Levene's Test for Equality of Variances / t-test for Equality of Means
F / Sig. / t / df / Sig. / Mean Diff. / Std. Error Diff. / 95% Confidence Interval of the Difference
Lower / Upper
Minutes to Work / Equal variances assumed / 344.5 / .000 / -48.08 / 1296648 / .000 / -2.05 / .043 / -2.13 / -1.97
Equal variances not assumed / -48.07 / 783633 / .000 / -2.05 / .043 / -2.13 / -1.97
  1. The American Community Survey (ACS) discussed above also reports on the total income earned by its respondents. Imagine that we wanted to know whether income differs across U.S. Census region. Like most income data, the ACS data are severely positively skewed. Hence, we applied a logarithmic transformation to these data before we analyzed them using ANOVA and an F-statistic. The output below is from a statistical program called Stata and is again from the 2007 version of the ACS. Looking at this output, what do you conclude? Is total income the same across all four U.S. Census regions? Is there anything you would want to note in coming to a conclusion about that question? As you review the output remember that the data were log-transformed before being analyzed.

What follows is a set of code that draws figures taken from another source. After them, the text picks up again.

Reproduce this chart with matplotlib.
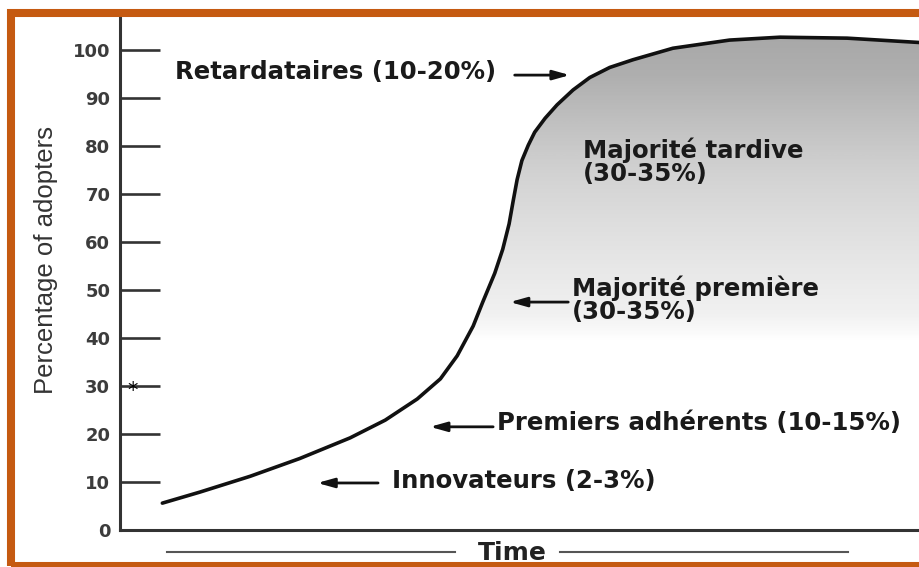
import numpy as np
import matplotlib.pyplot as plt
from matplotlib.colors import LinearSegmentedColormap
from matplotlib.patches import Rectangle
from matplotlib.lines import Line2D

# Diffusion curve (time is arbitrary, 0-100)
time_pts = [5.3, 10.0, 16.3, 22.5, 28.8, 33.2, 37.2, 40.1, 42.2, 44.2, 45.4, 46.9,
            47.9, 48.7, 49.2, 49.7, 50.3, 51.1, 51.9, 53.2, 54.7, 56.7, 58.8,
            61.3, 64.2, 69.2, 76.3, 82.6, 91.0, 100.0]
adopters = [5.6, 7.9, 11.2, 14.9, 19.2, 22.9, 27.3, 31.5, 36.3, 42.5, 47.5, 53.5,
            58.5, 63.8, 68.5, 73.0, 77.0, 80.2, 82.9, 85.8, 88.6, 91.7, 94.3,
            96.4, 98.0, 100.4, 102.1, 102.7, 102.5, 101.6]

y_ticks = [0, 10, 20, 30, 40, 50, 60, 70, 80, 90, 100]

# Category labels and where they sit (text pos, arrow tail, arrow head)
groups = ["Retardataires (10-20%)", "Majorité tardive\n(30-35%)",
          "Majorité première\n(30-35%)", "Premiers adhérents (10-15%)",
          "Innovateurs (2-3%)"]
label_pos = [(6.9, 95.4), (57.9, 76.7), (56.6, 48.0), (47.2, 22.3), (34.0, 10.2)]
arrow_tail = [(49.4, 94.8), None, (56.1, 47.5), (46.7, 21.5), (32.3, 9.8)]
arrow_head = [(56.3, 94.8), None, (48.8, 47.5), (38.8, 21.5), (24.7, 9.8)]

plt.rcParams['font.family'] = ['DejaVu Sans']

fig = plt.figure(figsize=(9.19, 5.67), dpi=100)
ax = fig.add_axes([120 / 919, 37 / 567, 799 / 919, 512 / 567])
ax.set_xlim(0, 100)
ax.set_ylim(0, 106.7)

# grey shading under the curve, fading downwards
shade = LinearSegmentedColormap.from_list("shade", [
    (0.0, "#ffffff"), (0.37, "#ffffff"), (0.42, "#f1f1f1"), (0.52, "#e7e7e7"),
    (0.61, "#dddddd"), (0.70, "#d2d2d2"), (0.80, "#c0c0c0"), (0.89, "#afafaf"),
    (1.0, "#a5a5a5")])
grad = np.linspace(0, 1, 400).reshape(-1, 1)
im = ax.imshow(grad, cmap=shade, aspect='auto', origin='lower',
               extent=[0, 100, 0, 106.7], zorder=1)
poly = ax.fill_between(time_pts, adopters, 0, color='none', zorder=1)
im.set_clip_path(poly.get_paths()[0], transform=ax.transData)

ax.plot(time_pts, adopters, color='#111111', lw=2.6, zorder=3,
        solid_capstyle='round', solid_joinstyle='round')

# axes look
for s in ['top', 'right']:
    ax.spines[s].set_visible(False)
for s in ['left', 'bottom']:
    ax.spines[s].set_linewidth(2.2)
    ax.spines[s].set_color('#333333')
ax.set_xticks([])
ax.set_yticks(y_ticks)
ax.tick_params(axis='y', direction='in', length=29, width=1.9, color='#333333',
               pad=7, labelsize=13, labelcolor='#3c3c3c')
for t in ax.get_yticklabels():
    t.set_fontweight('bold')

# category labels + arrows
for name, (tx, ty), tail, head in zip(groups, label_pos, arrow_tail, arrow_head):
    ax.text(tx, ty, name, fontsize=17.6, fontweight='bold', color='#1a1a1a',
            ha='left', va='center', linespacing=0.92, zorder=4)
    if tail is not None:
        ax.annotate("", xy=head, xytext=tail, zorder=4,
                    arrowprops=dict(arrowstyle='-|>,head_length=1.0,head_width=0.28',
                                    color='#111111', lw=2, shrinkA=0, shrinkB=0))

ax.text(1.6, 29.0, "*", fontsize=15, color='black', ha='center', va='center')

# y label and time label
fig.text(46 / 919, 1 - 260 / 567, "Percentage of adopters", rotation=90,
         ha='center', va='center', fontsize=18.5, color='#333333',
         family='Liberation Sans')
fig.text(512 / 919, 1 - 553 / 567, "Time", ha='center', va='center',
         fontsize=18, fontweight='bold', color='#222222')
yl = 1 - 552 / 567
fig.add_artist(Line2D([167 / 919, 455 / 919], [yl, yl], color='#555555', lw=1.5))
fig.add_artist(Line2D([560 / 919, 848 / 919], [yl, yl], color='#555555', lw=1.5))

# orange frame
fig.add_artist(Rectangle((11 / 919, 1 - 566 / 567), 920 / 919, 553 / 567,
                         fill=False, edgecolor='#C55A11', lw=5.8,
                         transform=fig.transFigure, zorder=10))

fig.savefig("out.png", dpi=100)
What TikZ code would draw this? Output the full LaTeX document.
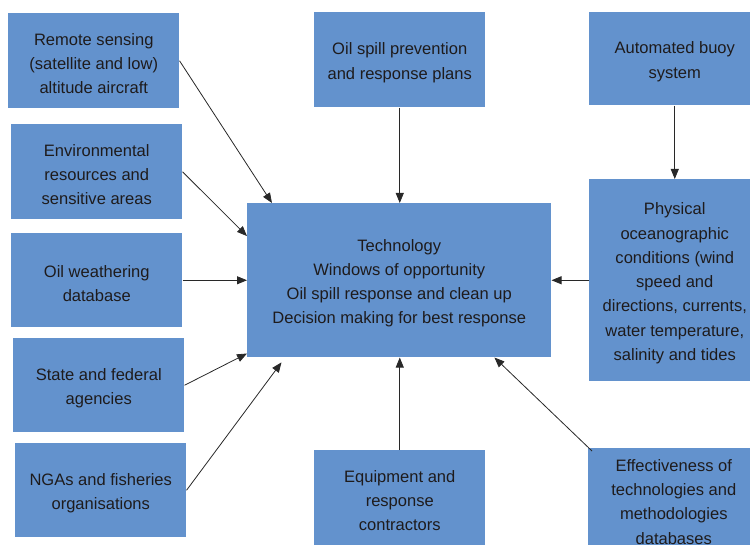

Summary of ln total income
REGION / Mean / Std. Dev. / Freq.
Northeast / 10.01218 / 1.3006527 / 396860
Midwest / 9.8917674 / 1.260838 / 495088
South / 9.9143755 / 1.2706061 / 787353
West / 10.014542 / 1.3007398 / 473507
Total / 9.9492377 / 1.2817597 / 2152808

Analysis of Variance
Source / SS / df / MS / F / Prob>F
Between groups / 6183.74674 / 3 / 2061.24891 / 1256.83 / 0.0000
Within groups / 3530680.03 / 2152804 / 1.64003784
Total / 3536863.78 / 2152807 / 1.64290797

Bartlett's test for equal variances: chi2(3) = 759.8090 Prob>chi2= 0.000

  1. Explain whether a chi-square test, a t-test, or ANOVA would be more appropriate for examining the following questions. Explain how to perform the correct analysis.
  2. Whether government litigants win more often in court than do private litigants.
  3. Whether a jury pool represents the racial composition of its community.
  4. Whether creditor recoveries are different in corporate bankruptcies and consumer bankruptcies.
  5. Whether any of the 12 federal judicial circuits awards higher damages in admiralty cases than the others.
  6. Whether an apology results in higher or lower damage awards in lawsuits arising out of automobile accidents.
  7. Whether state or federal courts convict more criminal defendants.
  8. Whether judges are more likely to overturn a statute when they belong to the same political party that controls the legislative branch.
  9. Whether Organization for Economic Co-operation and Development (OECD) countries have the same GDP per capita.
  10. Whether the length of a criminal defendant's sentence is related to whether the defendant has a previous conviction and whether the defendant has expressed remorse.
  11. Whether states with more lawyers per capita tend to have high bar passage rates.